With an aim to make REITs more attractive to investors, markets regulator Sebi plans to relax its norms to allow these Trusts to invest more in under- construction assets and have a larger number of sponsors.
According to a PTI report, the Securities and Exchange Board of India (Sebi) had put in place its regulations for Real Estate Investment Trusts (REITs) in September 2014, but these Trusts have not generated enough interest among investors and industry players who have been seeking further measures to make them attractive.
While the Government has already announced various taxation related and other sops for REITs, Sebi has now decided to further amend its regulations by taking into account representations received from various quarters, said the report.
A proposal to amend REIT Regulations would be placed before Sebi’s Board next week, after which a consultation paper would be floated for seeking further comments from various stakeholders before making the final changes to the norms, a senior official said.
A consultation process is already underway for making the InViT (Infrastructure Investment Trusts) Regulations.
The report said, besides representations from the industry for making changes to REIT Regulations, Sebi has also held several meetings with market participants and industry bodies including about steps required to smoothen the process of seeking registration with Sebi and launching of an offer.
India’s real estate sector has grown rapidly in recent years and the growing scale of operations of corporate sector has increased the demand for commercial buildings, office spaces, shopping centres, warehouses and conference centres.
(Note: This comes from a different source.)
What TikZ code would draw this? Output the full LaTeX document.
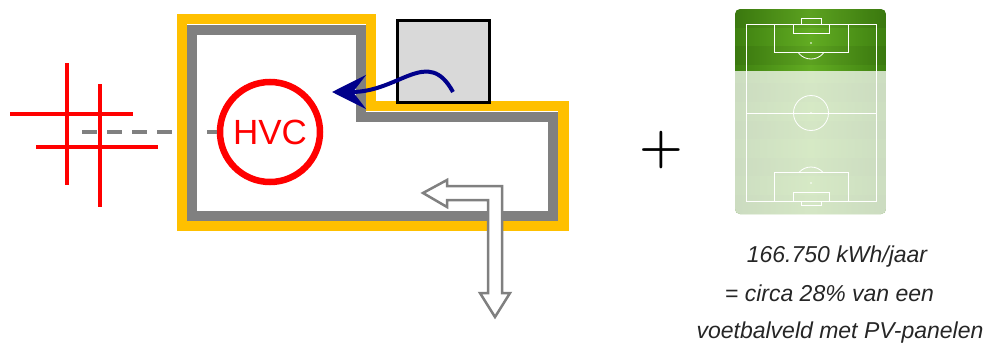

For such assets, REITs have been preferred investment vehicles globally and can be so in India too.
Among the proposed changes, Sebi plans to remove the restriction on the SPV (Special Purpose Vehicle) to invest in other SPVs holding the assets, which in turn would allow REITs to invest in a holding company owning stake in SPVs.
It is being proposed that the REIT would hold controlling interest and at least 50 per cent equity in the holding company. The holding company can in turn hold controlling interest and at least 50 per cent equity in underlying SPV.
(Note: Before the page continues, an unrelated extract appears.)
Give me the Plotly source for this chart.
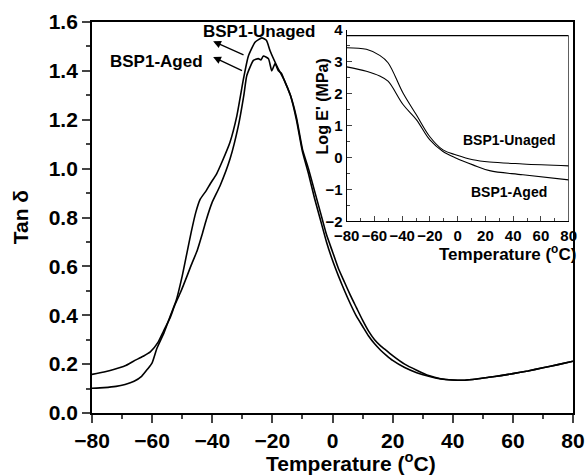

A large proportion of real estate projects in India are financed by financial institutions on project-finance basis where lenders require a pledge on shares of the SPV.
In such cases, if the SPV is held directly by the SPV, the lenders would want pledge of the SPV shares held by the REIT and this might not be attractive for REIT investors with the existing restriction. Currently, an SPV is required to hold at least 80 per cent of its assets directly and cannot invest in other SPVs.
Another proposed move is to allow the REITs to have up to five sponsors, as against the current norm for maximum three.